Étant debout dans les couloirs, la plupart avaient quelques ecchymoses au front. Arrivé en gare de Saujon, je vis de suite que l’on transportait à l’hôpital, sur un brancard, une dame, la figure cachée par un mouchoir. Je la suivis de quelques pas mais ne reconnut pas celle que je cherchais. Je revins à la gare où je jetai un coup d’œil  dans la salle d’attente et, par la vitre, la porte d’entrée étant fermée à clef, j’aperçus des corps alignés, couchés les uns contre les autres. Ne pouvant entrer, je fis le tour par le portillon placé sur le côté et donnant accès au quai. J’aperçus ma mère en train de parler avec d’autres personnes, mon frère assis à l’entrée de cette salle (je dirais mortuaire). Heureux de les retrouver l'un et  l'autre sans mal. Ils attendirent pendant plus de deux heures que l’on reforme un train pour amener les rescapés en gare de Royan.

 

 

 

Malheureusement, combien furent-ils qui n’eurent pas la joie de revoir les leurs ? Arrivés à Royan, ma mère prit un voiturier qui l’amena avec Marcel à Vaux.
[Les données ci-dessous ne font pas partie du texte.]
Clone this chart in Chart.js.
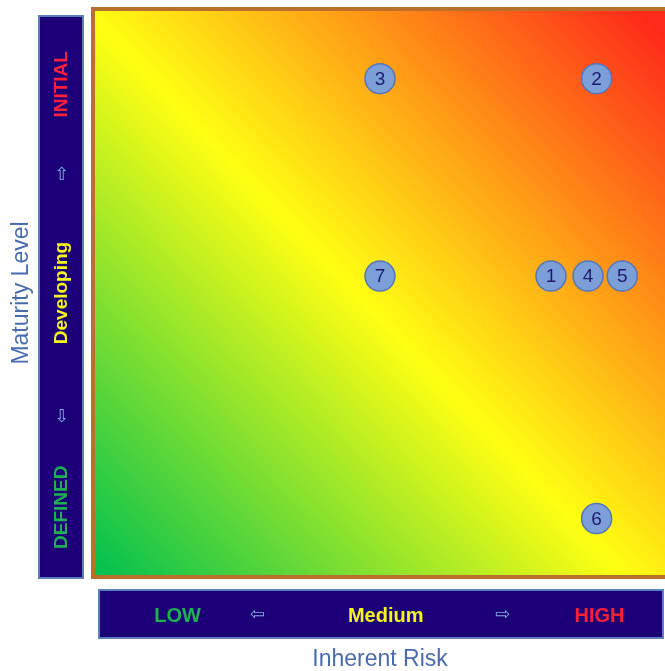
<!DOCTYPE html>
<html>
<head>
<meta charset="utf-8">
<script src="https://cdn.jsdelivr.net/npm/chart.js@4"></script>
<style>
  html, body { margin: 0; padding: 0; background: #fff; overflow: hidden; }
  #wrap { width: 665px; height: 671px; }
</style>
</head>
<body>
<div id="wrap"><canvas id="risk" width="665" height="671"></canvas></div>
<script>
// punkterna (id, inneboende risk, mognadsnivå)
const ids = ["1", "2", "3", "4", "5", "6", "7"];
const riskX = [8.0, 8.8, 5.0, 8.65, 9.25, 8.8, 5.0];
const maturityY = [5.3, 8.8, 8.8, 5.3, 5.3, 1.0, 5.3];

// etiketter på axlarna
const xTickPos = [1.45, 2.85, 5.1, 7.15, 8.85];
const xTickLabels = ["LOW", "\u21E6", "Medium", "\u21E8", "HIGH"];
const yTickPos = [1.2, 2.8, 5.0, 7.1, 8.7];
const yTickLabels = ["DEFINED", "\u21E9", "Developing", "\u21E7", "INITIAL"];

// färger för etiketterna
const labelColors = ["#1fb04f", "#86a6e2", "#f5f51e", "#86a6e2", "#ff1f3a"];

const FONT = "'Liberation Sans', Arial, 'DejaVu Sans', sans-serif";
const navy = "#1b0078";

const points = ids.map((id, i) => ({ x: riskX[i], y: maturityY[i] }));

// bakgrund, ramar och de blå rutorna
const backdrop = {
  id: "backdrop",
  beforeDraw(chart) {
    const { ctx, chartArea: a } = chart;
    ctx.save();
    // vänster ruta
    ctx.fillStyle = navy;
    ctx.strokeStyle = "#5d7fbf";
    ctx.lineWidth = 2;
    ctx.fillRect(a.left - 56, a.top + 5, 44, a.bottom - a.top - 2);
    ctx.strokeRect(a.left - 56, a.top + 5, 44, a.bottom - a.top - 2);
    // nedre ruta
    ctx.fillRect(a.left + 4, a.bottom + 15, a.right - a.left - 6, 48);
    ctx.strokeRect(a.left + 4, a.bottom + 15, a.right - a.left - 6, 48);

    // gradient: grönt nere till vänster, gult i mitten, rött uppe till höger
    const g = ctx.createLinearGradient(a.left, a.bottom, a.right + 20, a.top);
    g.addColorStop(0, "#00c050");
    g.addColorStop(0.47, "#ffff12");
    g.addColorStop(0.96, "#ff2a1a");
    g.addColorStop(1, "#ff2a1a");
    ctx.fillStyle = g;
    ctx.fillRect(a.left, a.top, a.right - a.left + 20, a.bottom - a.top);

    ctx.strokeStyle = "#b8702c";
    ctx.lineWidth = 4;
    ctx.strokeRect(a.left - 2, a.top - 2, a.right - a.left + 30, a.bottom - a.top + 4);
    ctx.restore();
  },
  afterDatasetsDraw(chart) {
    const { ctx } = chart;
    const meta = chart.getDatasetMeta(0);
    ctx.save();
    ctx.font = "19px " + FONT;
    ctx.fillStyle = "#1e1a6e";
    ctx.textAlign = "center";
    ctx.textBaseline = "middle";
    meta.data.forEach((pt, i) => {
      ctx.fillText(ids[i], pt.x, pt.y + 1);
    });

    // y-etiketter, orden roterade, pilarna upprätt
    const ys = chart.scales.y;
    yTickPos.forEach((v, i) => {
      const py = ys.getPixelForValue(v);
      const arrow = i % 2 === 1;
      ctx.save();
      ctx.translate(ys.right - 33, py);
      if (!arrow) ctx.rotate(-Math.PI / 2);
      ctx.font = (arrow ? "18px " : "bold 19px ") + FONT;
      ctx.fillStyle = labelColors[i];
      ctx.fillText(yTickLabels[i], 0, 0);
      ctx.restore();
    });
    ctx.restore();
  }
};

const data = {
  datasets: [{
    label: "Risk",
    data: points,
    pointRadius: 15,
    pointHoverRadius: 15,
    pointBackgroundColor: "#7c9fd8",
    pointBorderColor: "#5575b9",
    pointBorderWidth: 1.5,
    clip: false
  }]
};

const config = {
  type: "scatter",
  data,
  options: {
    responsive: false,
    animation: false,
    layout: { autoPadding: false, padding: { top: 11, right: 0, left: 0, bottom: 0 } },
    plugins: { legend: { display: false }, tooltip: { enabled: false } },
    scales: {
      x: {
        min: 0, max: 10,
        grid: { display: false },
        border: { display: false },
        afterBuildTicks: s => { s.ticks = xTickPos.map(v => ({ value: v })); },
        afterFit: s => { s.height = 96; },
        ticks: {
          autoSkip: false,
          maxRotation: 0,
          padding: 21,
          callback: (v, i) => xTickLabels[i],
          color: c => labelColors[c.index],
          font: c => ({ family: FONT, size: c.index % 2 ? 18 : 20, weight: c.index % 2 ? "normal" : "bold" })
        },
        title: {
          display: true,
          text: "Inherent Risk",
          color: "#4a6cae",
          font: { family: FONT, size: 23, lineHeight: 1 },
          padding: 0
        }
      },
      y: {
        min: 0, max: 10,
        grid: { display: false },
        border: { display: false },
        ticks: { display: false },
        afterFit: s => { s.width = 95; },
        title: {
          display: true,
          text: "Maturity Level",
          color: "#4a6cae",
          font: { family: FONT, size: 23 },
          padding: { top: 8, bottom: 0 }
        }
      }
    }
  },
  plugins: [backdrop]
};

const canvas = document.getElementById("risk");
const riskChart = new Chart(canvas, config);
</script>
</body>
</html>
Et le lendemain matin, ce fut mon tour de repartir avec ma mère, laissant Marcel à Vaux.

 

Mon père ayant appris cet accident par le père Bergey vers les 4 ou 5 heures de l’après-midi, qui le tenait de M. Lacour qui avait reçu un coup de téléphone et le tenait de je ne sais qui, pris ses dispositions pour s’en venir dès le lendemain matin par le  premier  train.                       

 


Par un hasard miraculeux, les trains se croisant à la gare de Cozes, ayant mis mon nez à la portière, ce qu’il avait fait lui aussi, nous nous aperçûmes. Mais son train ayant déjà pris trop de vitesse, le nôtre étant à l’arrêt. Il nous cria de descendre et d’attendre qu’il nous rejoigne. 20 minutes après être descendu du sien à la gare suivante, il nous rejoignit à pied par la voie ferrée. Nous allâmes déjeuner dans un restaurant de Cozes pour repartir un peu plus tard pour Bordeaux et arriver à Vayres vers les 6 heures du soir. La fête battait son plein.